- Born: 1909 Calabar
- Died: 1985 (aged 75–76)
- Occupations: Educator, politician
- Known for: National Council of Women Societies
- Title: Iyalode of Ibadan
- Parent: Thomas Ade-Ojo

= Wuraola Esan =

Nigerian activist

Chief Wuraola Adepeju Esan (1909–1985) was a Nigerian teacher, feminist and politician. She combined her political ambitions with those of a traditional aristocrat by serving as the Iyalode of Ibadan.

==Biography==

===Early life and education===
Wuraola Adepeju Esan was born in 1909 in Calabar to the Ojo-badan family of Ibadan.

Her parents were not western trained although they promoted a western educative course for their children. Wuraola Adepeju father, Thomas Ojo-Ade, was a veteran soldier of World War I and fifth in the line of succession to the Ibadan throne. Her mother, Ajike Ojo Aina, popularly known as Iya Gbogbo (mother of all), was a self-made businesswoman. As at the start of the twentieth century, the British colonial administration did not encourage the education of girls in Nigeria but Esan’s parents recognized the importance of the acquisition of Western education for their female children. Wuraola Adepeju Esan attended Baptist Girls College, Idi Aba, Abeokuta before proceeding to the United Missionary College, Molete, Ibadan to earn a teachers training diploma.

From 1930 to 1934, she was a domestic science teacher at a missionary training school in Akure. She later married Victor Esan in 1934 and they briefly lived in Lagos. In 1935, she began teaching in Lagos State at Methodist Girls’ High School (MGHS), a school prestigiously known for the secondary education for girls in Nigeria.

Esan was deeply inspired by the Lagos Women’s League which gave active support for the education of girls. Her political activism gained its momentum when she and some other women played active roles in the Nigerian Youth Movement and the National Council of Nigeria and Cameroons—which were very active in the politics of Lagos at the time. A few years later she moved back to her hometown of Ibadan.

===Political career===
Although educational facilities available to women during the colonial era were limited. In 1944, she established the Ibadan People's Girls Grammar School in Molete, to educate women in different subjects including domestic science. However, her views and subsequent political ideas did not advocate a much more expanded vision of women's place in a broader society.

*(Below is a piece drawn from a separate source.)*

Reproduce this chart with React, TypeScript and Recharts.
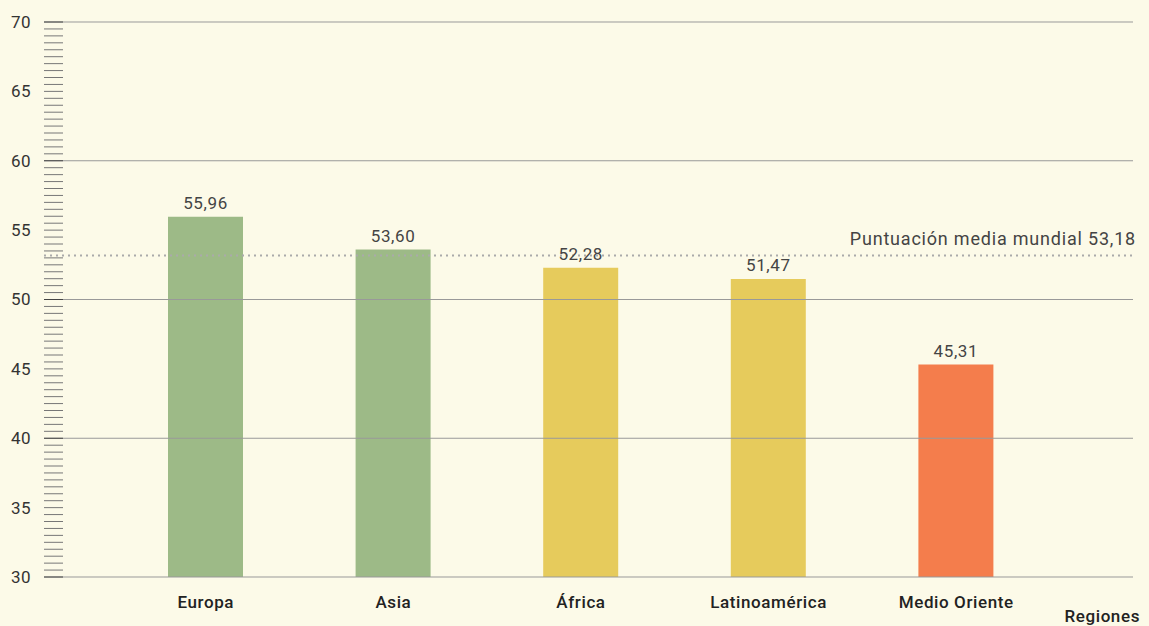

In the 1950s, she entered partisan politics and was a member of the women's wing of the Action Group. Though the women were important instruments to garner votes, few were accorded official power and party-wide responsibility. However, Esan was able to rise through the ranks to become the first female member of the Nigerian National Assembly, as a nominated senator from Ibadan West. She was also a founding member of the National Council of Women Societies. In 1975, she took the title of Iyalode and thus acquired the rank of a high chief in Ibadan.